- Peyambur
- Coordinates: 36°34′19″N 51°12′17″E﻿ / ﻿36.57194°N 51.20472°E
- Country: Iran
- Province: Mazandaran
- County: Kelardasht
- District: Central
- Rural District: Kelardasht-e Gharbi

Population (2016)
- • Total: 185
- Time zone: UTC+3:30 (IRST)

= Peyambur =

Village in Mazandaran province, Iran

Peyambur (پيمبور) (Note: Also romanized as Peyambūr; also known as Pey Mūr) is a village in Kelardasht-e Gharbi Rural District of the Central District in Kelardasht County, (Note: Formerly Kelardasht District of Chalus County) Mazandaran province, Iran.

==Demographics==
===Population===
At the time of the 2006 National Census, the village's population was 99 in 32 households, when it was in Kelardasht Rural District (Note: Renamed Kelardasht-e Sharqi Rural District) of Kelardasht District (Note: Renamed Kelardasht County) in Chalus County.

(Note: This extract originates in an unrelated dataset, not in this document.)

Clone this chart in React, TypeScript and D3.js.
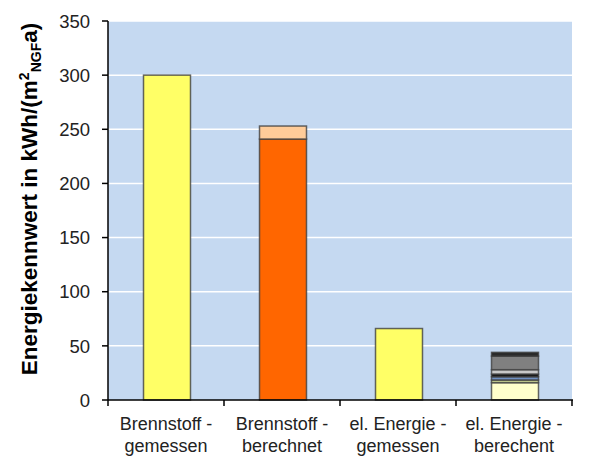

The following census in 2011 counted 65 people in 23 households, by which time the rural district had been renamed Kelardasht-e Sharqi Rural District. The village was transferred to Kelardasht-e Gharbi Rural District created in the same district. The 2016 census measured the population of the village as 185 people in 63 households, when the district had been transformed into Kelardasht County.